The effects of high-throughput in-vessel compost on soil properties and crop productivity

The effects of high-throughput in-vessel compost on soil properties and crop productivity

Project Lead: Zineb Bazza

Project type: NSERC Engage Grant
 Dr. Sean Smukler

Project Partners: Recycling Alternative 

Research Overview:

With the increase of food waste in urban areas, high-throughput in-vessel composters could be key to closing the loop between food production and food waste. These composters transform food waste into compost in as little as 24 hours, and the resulting compost is ready to be used for further food production. With the novelty of this technology comes a range of questions that this research project will touch upon, including the effects of compost that matures in the soil as opposed to in a composter on nutrient availability, greenhouse gases and crop productivity.

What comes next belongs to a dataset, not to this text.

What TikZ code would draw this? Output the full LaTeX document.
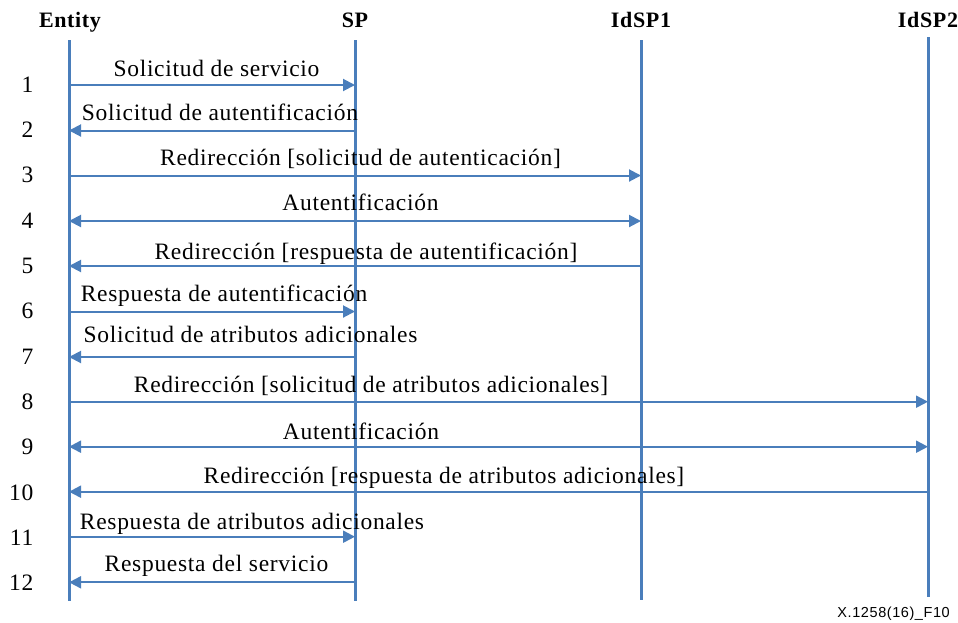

An experimental trial has been set up at the University of British Columbia’s farm (UBC farm) to determine the effects of Recycling Alternative (RA) compost made from food waste in high-throughput in-vessel (HTI) composters on soil properties and crop productivity. Five different treatments and four replicates have been randomly set up within the trial and spinach and beets have been planted to test for crop productivity. The treatments include: 1. RA compost only; 2. A mixture of RA compost and blood meal; 3. RA compost and compost that is normally used by the UBC farm; 4. UBC farm compost; and 5. a control with no soil amendment.

Baseline soil samples have been taken to determine the initial soil properties (bulk density, texture, N, P and K concentrations and ammonium and nitrate levels within the soil), and greenhouse gases (GHGs) have been measured using a Picarro Cavity Ring Down Spectrometer to measure the initial concentrations of CO2, CH4 and N2O within the different plots. During the growing season GHGs were measured weekly and soil samples were taken bi-monthly to measure ammonium and nitrate concentrations within the topsoil. Incubations were also performed to determine the differences in microbial communities between the different treatments. At the end of the growing season, end line properties similar to the baseline ones were measured, and the spinach and beets yields were measured to compare crop productivity between the different treatments.